The Democratic Party is the leading force in the Alliance for Change - an umbrella group that represents the opposition's awareness that, without unity, it has no chance of unseating Mr Milosevic.


[ image: Zoran Djindjic: Protests do not yet threaten Milosevic]
Zoran Djindjic: Protests do not yet threaten Milosevic
But the Alliance for Change is a collection of relatively small groupings; and even the Democratic Party is not represented in the Serbian Parliament because it boycotted the elections of 1996.

For the opposition's challenge to succeed, it would probably need the support of ex-Deputy Prime Minister Vuk Draskovic's conservative Serbian Renewal Movement.
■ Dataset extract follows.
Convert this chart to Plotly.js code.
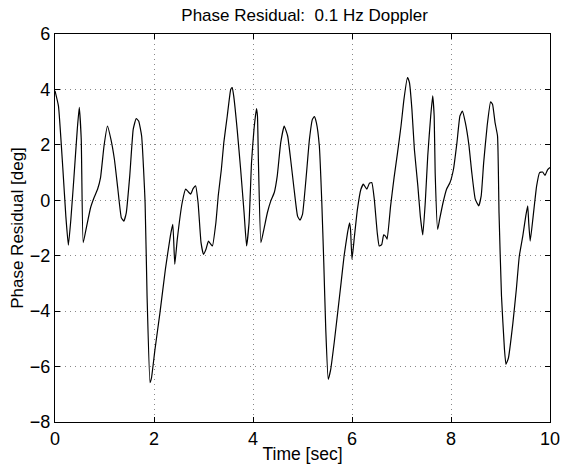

But Mr Draskovic and Mr Djindjic have been sworn enemies since their alliance collapsed two years ago; and so far Mr Draskovic has taken a largely neutral position in the emerging challenge by Mr Djindjic to President Milosevic's position.

True, Mr Draskovic has shown signs of support for anti-government demonstrators - but not for those affiliated to the Alliance for Change.

Divided and overruled


[ image: Protesters sign a petition calling for Milosevic to quit]
Protesters sign a petition calling for Milosevic to quit
Serbia's opposition has been notoriously fractious over the years, and its disunity may well be Mr Milosevic's main source of strength.

His position is also helped by a largely apathetic population that has been demoralised by defeat and worn down by years of economic privation.

But the parlous state of the economy gives the opposition perhaps its best chance for success.

The international community has made it clear that Serbia will receive no reconstruction aid as long as Mr Milosevic and other indicted war criminals stay in office.

If the opposition can get this message across to the people, it may stand a good chance in the battle for power.